Coast Guard urges owners to label their paddlecraft
SEATTLE — In the month of July search and rescue crews responded to an average of one unmanned-adrift paddlecraft in the Puget Sound region every day, and now the Coast Guard seeks the help of all owners of kayaks, canoes and other paddlecraft to label their vessel with essential contact information.
Every unmanned-adrift paddlecraft is treated as a potential distress situation, however, when the craft is properly labelled the situation can often be quickly resolved with a phone call to the vessel owner, which minimizes personnel fatigue and negative impacts on crew readiness.
Paddlecraft owners should label their vessel using a permanent or waterproof marker covered with clear waterproof tape for increased durability, or check with their local outdoor recreation retailer or Coast Guard Auxiliary Flotilla to obtain a Paddle Smart Identification Sticker. At the very least the label should include the name of the owner, a number to reach them and a secondary point of contact.

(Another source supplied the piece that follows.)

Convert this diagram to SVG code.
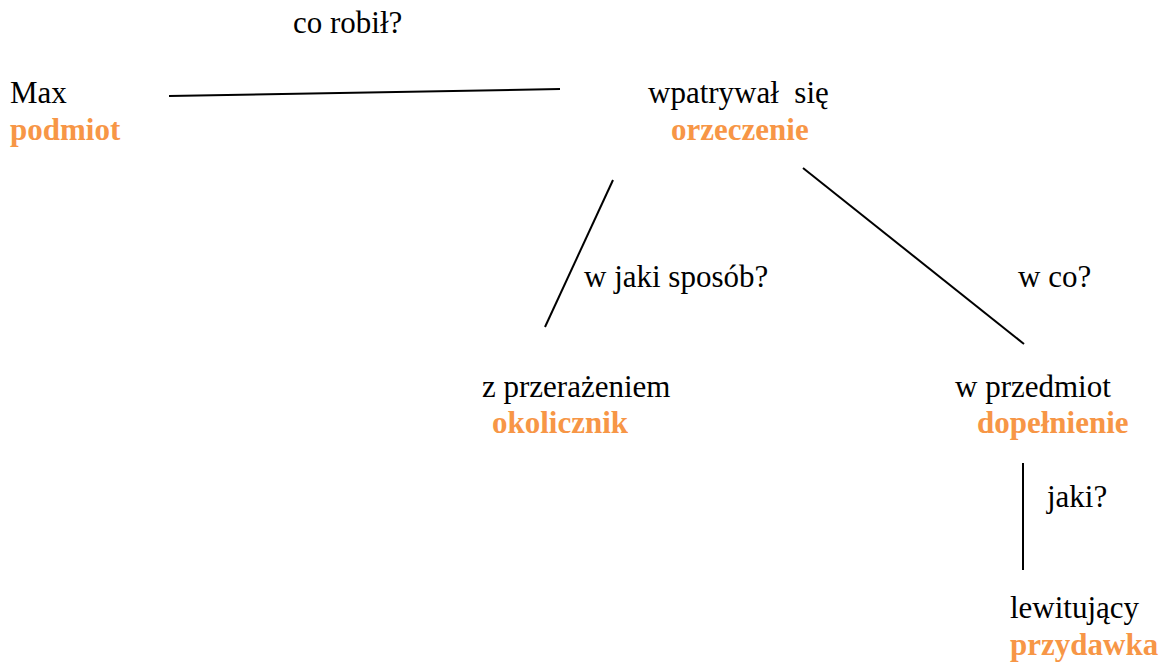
<svg xmlns="http://www.w3.org/2000/svg" width="1168" height="662" viewBox="0 0 1168 662">
<style>
text{font-size:31px;fill:#000}
.o{fill:#F79646;font-weight:bold}
.c line{stroke:#000;stroke-width:2}
</style>
<rect width="1168" height="662" fill="#fff"/>
<g class="c" id="connectors">
<line x1="169" y1="96" x2="560" y2="89"/>
<line x1="613" y1="180" x2="545" y2="327"/>
<line x1="803" y1="168" x2="1024" y2="344"/>
<line x1="1023" y1="463" x2="1023" y2="570"/>
</g>
<g font-family="'Liberation Serif', 'Times New Roman', 'DejaVu Serif', serif">
<g id="labels">
<text x="293" y="33">co robił?</text>
<text x="584" y="287">w jaki sposób?</text>
<text x="1018" y="287">w co?</text>
<text x="1047" y="507">jaki?</text>
</g>
<g id="n-podmiot"><text x="10" y="103">Max</text><text class="o" x="10" y="140">podmiot</text></g>
<g id="n-orzeczenie"><text x="648" y="103" xml:space="preserve">wpatrywał  się</text><text class="o" x="671" y="140">orzeczenie</text></g>
<g id="n-okolicznik"><text x="482" y="397">z przerażeniem</text><text class="o" x="492" y="433">okolicznik</text></g>
<g id="n-dopelnienie"><text x="955" y="397">w przedmiot</text><text class="o" x="977" y="433">dopełnienie</text></g>
<g id="n-przydawka"><text x="1010" y="618">lewitujący</text><text class="o" x="1010" y="655">przydawka</text></g>
</g>
</svg>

In 60 percent of the responses the owner or reason for the adrift vessel was never found and the search was suspended with no signs of distress. In 25 percent of the responses the owner is found or they contacted the Coast Guard to state they had lost their craft. In 15 percent of the responses, the vessel was presumed abandoned/derelict based on damage or signs of age.
Helicopter crews and boat crews individually search an average of two hours per response with a similar amount of search-time spent by other government agency personnel, as well as an additional four hours of investigation by Coast Guard command center and 911 center personnel.